The “Act to provide for reconciliation pursuant to titles II and V of the concurrent resolution on the budget for the fiscal year 2018” a.k.a. the Tax Cuts and Jobs Act of 2017 (the “Tax Act”) will, among other things, likely make negotiations in connection with sexual harassment or sexual abuse claims more difficult, and settlements for such claims more expensive for employers.
Payment of a judgment or settlement of a suit or claim arising out of a business matter is generally deductible by an employer as an ordinary and necessary business expense under Internal Revenue Code Section 162 (“Section 162”). In recognition of the #MeToo movement, Democratic Senator Bob Menendez of New Jersey offered an amendment to the Senate Finance Committee version of the proposed tax bill last December, stating that “[c]orporations should not be allowed to write-off workplace sexual misconduct as a normal cost of doing business when it is far from normal.”
Dubbed the “Harvey Weinstein Tax,” new Internal Revenue Code Section 162(q) (“Section 162(q)”) provides (emphasis added):
“(q) PAYMENTS RELATED TO SEXUAL HARASSMENT AND SEXUAL ABUSE. — No deduction shall be allowed under this chapter for — (1) any settlement or payment related to sexual harassment or sexual abuse if such settlement or payment is subject to a nondisclosure agreement, or (2) attorney’s fees related to such a settlement or payment.”

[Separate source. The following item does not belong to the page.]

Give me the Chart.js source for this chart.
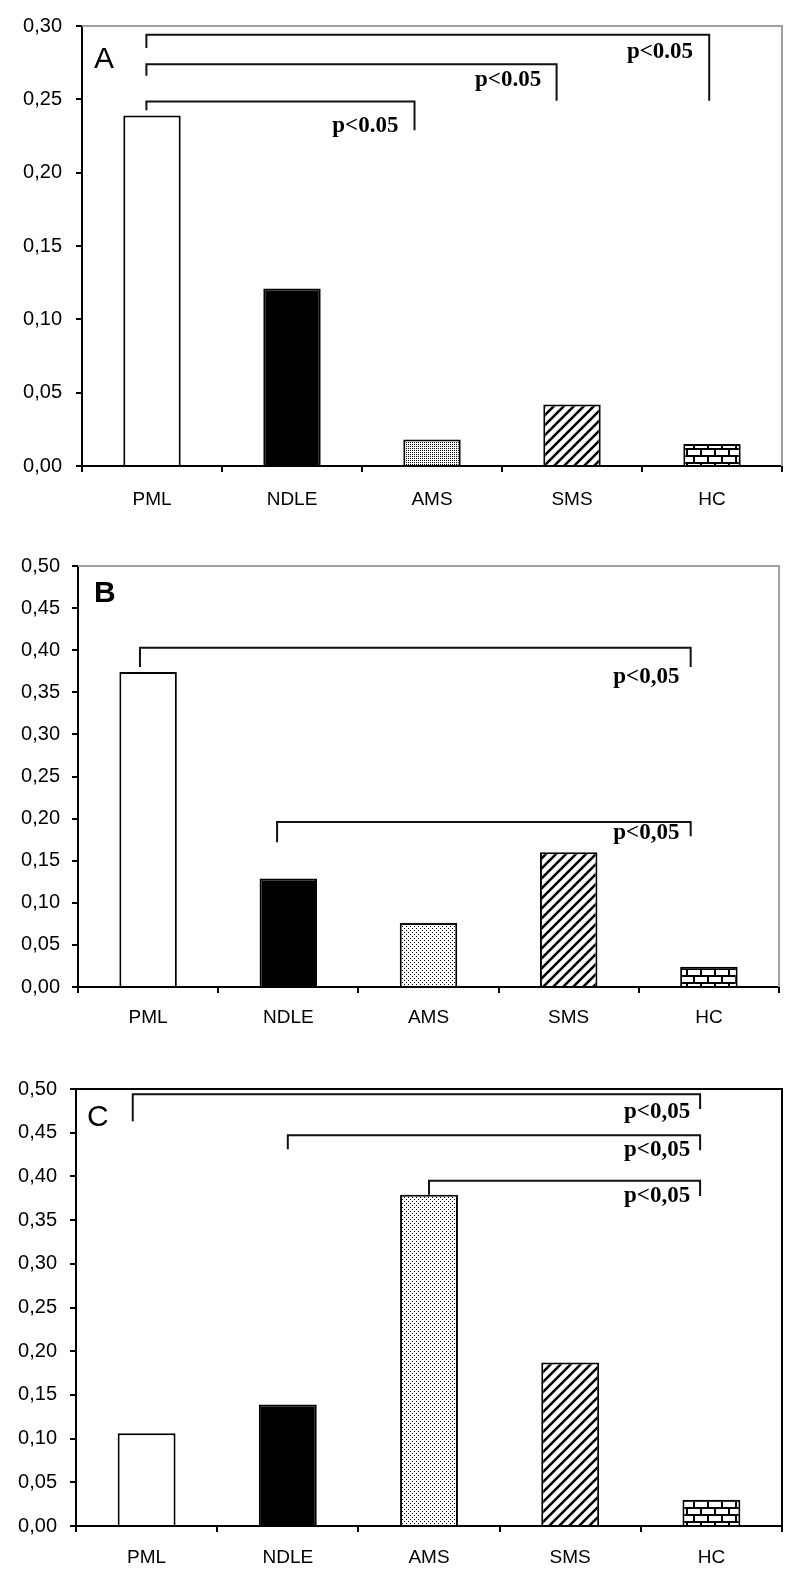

Section 162(q) is effective with respect to payments made after December 22, 2017 (including all settlements that were negotiated before, but paid after, that date). Unfortunately, the Conference Report accompanying the Tax Act provides little guidance for employers, and Section 162(q) is very broadly drafted, leaving many unanswered questions. For example: (i) does the reference to “this chapter” signal the intention to eliminate the deduction for legal fees paid by an employee and/or an employer on behalf of an employee?; (ii) what is the scope of the term “payments,” – does it include payments in connection with investigation of an employee’s claims?; (iii) when is a settlement or payment considered “related to” sexual harassment or sexual abuse?; (iv) how is the deduction affected if multiple claims (i.e., harassment/abuse as well as discrimination and/or retaliation claims) are asserted and settled?; (v) as some commentators have suggested, does Section 162(q) deny a tax deduction for legal fees related to sexual harassment or abuse, even without a nondisclosure agreement?; (vi) how is Section 162(q) implicated where an employer’s insurance carrier makes these payments?; and (vii) what constitutes “sexual harassment” or “sexual abuse” for purposes of Section 162(q)?
Although we anticipate issuance of further guidance from the Internal Revenue Service and/or technical corrections by Congress, employers may want to consider (i) whether it is possible to renegotiate any unpaid settlements for claims incurred prior to December 22, 2017, (ii) how to structure settlements to maximize deductibility in the future, and (iii) whether to review and revise their form employment, severance, and confidentiality agreements (including any general releases) containing boilerplate language releasing all employment-related claims, including sexual harassment claims.